• **TASK DESCRIPTION**
Do any lines in the data below contain "chart"? If so, copy every one of them.

• **MATERIAL PROVIDED**

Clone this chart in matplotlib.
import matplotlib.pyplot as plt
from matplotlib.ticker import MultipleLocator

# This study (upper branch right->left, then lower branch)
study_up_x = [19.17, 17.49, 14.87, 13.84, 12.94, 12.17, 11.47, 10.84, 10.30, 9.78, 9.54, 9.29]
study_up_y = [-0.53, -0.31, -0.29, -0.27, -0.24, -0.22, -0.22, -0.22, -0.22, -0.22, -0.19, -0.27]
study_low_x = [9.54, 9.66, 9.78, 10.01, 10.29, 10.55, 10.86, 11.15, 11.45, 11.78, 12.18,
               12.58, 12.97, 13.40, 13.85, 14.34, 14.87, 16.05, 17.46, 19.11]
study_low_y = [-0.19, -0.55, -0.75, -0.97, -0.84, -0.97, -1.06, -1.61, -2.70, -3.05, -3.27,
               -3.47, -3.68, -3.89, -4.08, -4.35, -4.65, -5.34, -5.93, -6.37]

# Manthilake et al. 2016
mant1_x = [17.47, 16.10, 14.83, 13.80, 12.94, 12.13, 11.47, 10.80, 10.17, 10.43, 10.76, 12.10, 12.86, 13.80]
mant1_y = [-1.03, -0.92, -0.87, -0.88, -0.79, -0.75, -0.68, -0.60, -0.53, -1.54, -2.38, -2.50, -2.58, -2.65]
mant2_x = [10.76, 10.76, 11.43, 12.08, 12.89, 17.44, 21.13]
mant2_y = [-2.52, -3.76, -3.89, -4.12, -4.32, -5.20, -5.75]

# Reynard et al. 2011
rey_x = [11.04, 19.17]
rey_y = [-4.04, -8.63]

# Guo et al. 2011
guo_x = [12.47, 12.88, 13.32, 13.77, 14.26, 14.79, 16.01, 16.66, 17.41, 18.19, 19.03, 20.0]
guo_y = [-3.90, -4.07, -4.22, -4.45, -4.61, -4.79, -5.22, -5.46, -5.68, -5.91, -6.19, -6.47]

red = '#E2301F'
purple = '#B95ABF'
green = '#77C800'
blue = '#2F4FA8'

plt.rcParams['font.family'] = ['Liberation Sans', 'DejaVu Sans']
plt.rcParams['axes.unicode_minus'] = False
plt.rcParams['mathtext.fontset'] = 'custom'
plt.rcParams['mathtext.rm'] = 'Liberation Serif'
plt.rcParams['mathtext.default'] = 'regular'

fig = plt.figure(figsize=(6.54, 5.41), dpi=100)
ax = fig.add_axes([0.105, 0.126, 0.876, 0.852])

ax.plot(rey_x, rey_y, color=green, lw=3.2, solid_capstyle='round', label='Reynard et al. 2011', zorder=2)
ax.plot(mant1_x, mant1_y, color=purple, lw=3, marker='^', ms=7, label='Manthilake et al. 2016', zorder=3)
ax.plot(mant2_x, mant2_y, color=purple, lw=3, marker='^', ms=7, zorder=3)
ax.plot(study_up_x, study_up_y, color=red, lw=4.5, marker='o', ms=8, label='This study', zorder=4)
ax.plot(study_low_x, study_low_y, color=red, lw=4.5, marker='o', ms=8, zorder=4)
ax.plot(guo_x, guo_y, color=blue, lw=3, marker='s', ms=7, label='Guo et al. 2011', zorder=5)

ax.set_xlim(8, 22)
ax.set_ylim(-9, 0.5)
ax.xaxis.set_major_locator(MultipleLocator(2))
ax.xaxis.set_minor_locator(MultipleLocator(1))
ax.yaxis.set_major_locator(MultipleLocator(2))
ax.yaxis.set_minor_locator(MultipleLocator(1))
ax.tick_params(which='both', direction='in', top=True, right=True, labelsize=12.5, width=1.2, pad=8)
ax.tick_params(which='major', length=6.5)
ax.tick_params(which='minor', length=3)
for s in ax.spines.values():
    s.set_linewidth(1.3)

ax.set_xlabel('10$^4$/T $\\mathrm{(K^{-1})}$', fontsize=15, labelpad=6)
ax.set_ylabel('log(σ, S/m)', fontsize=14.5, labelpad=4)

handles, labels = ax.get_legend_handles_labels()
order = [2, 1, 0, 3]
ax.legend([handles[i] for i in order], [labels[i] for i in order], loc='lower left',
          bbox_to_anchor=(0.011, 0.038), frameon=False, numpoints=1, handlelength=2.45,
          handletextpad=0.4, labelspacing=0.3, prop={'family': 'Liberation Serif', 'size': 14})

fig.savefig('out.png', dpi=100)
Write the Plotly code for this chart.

• **ANSWER TO THIS PROBLEM**
Clone this chart in matplotlib.
Write the Plotly code for this chart.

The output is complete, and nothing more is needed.